The 1936 Constitution of the Soviet Union, which was adopted after extensive discussion among the people, guaranteed that all adult women and men not only enjoy the right to elect and be elected, but also the right to select the candidates for election and to recall the person they elected at any time.
Even though the imperialists and their agents succeeded in sabotaging the rule of the working people and restoring the rule of capitalist exploiters, the experience of the Soviet Union and other socialist countries shows that it is both necessary and possible for the toiling majority of people to rule.
As long as the bourgeoisie continues to rule India, the country will be dragged along an extremely dangerous course. Exploitation and oppression of the toiling people will go from bad to worse, as will the danger of communal conflicts and of India getting involved in imperialist wars. In order to prevent such a disastrous course, it is necessary to end the rule of the bourgeoisie and establish a workers’ and peasants’ state.

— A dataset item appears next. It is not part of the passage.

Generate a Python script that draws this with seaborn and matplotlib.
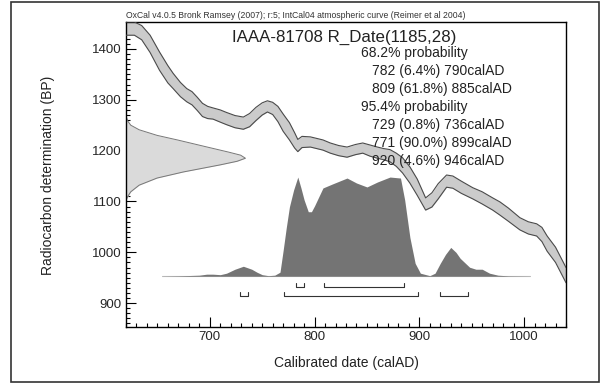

A workers’ and peasants’ state in our country will be based on a constitution which vests sovereignty in the people. It will ensure that working people have the right to select candidates for election, to recall the person they elected at any time, and the right to initiate laws and policies. It will guarantee the rights of workers and peasants, and deprive capitalists of the “right” to accumulate wealth by exploiting the labour of others. It will protect the rights of all the nations, nationalities and peoples within India. It will end all forms of state terrorism and persecution based on religious, caste, national or tribal identity. It will be an instrument to get rid of capitalist exploitation, imperialist plunder, all remnants of feudalism, the caste system and the entire legacy of colonialism. It will take over the means of large-scale production from the hands of capitalist exploiters and convert them into social property. It will change the orientation of the economy, from the maximisation of capitalist profits to the fulfilment of the ever growing material and cultural needs of the entire people.
On the occasion of the 75th anniversary of the Indian Republic, the Communist Ghadar Party of India calls on all those who care about the future of our country to rally around the program of replacing the existing bourgeois republic with a workers’ and peasants’ state.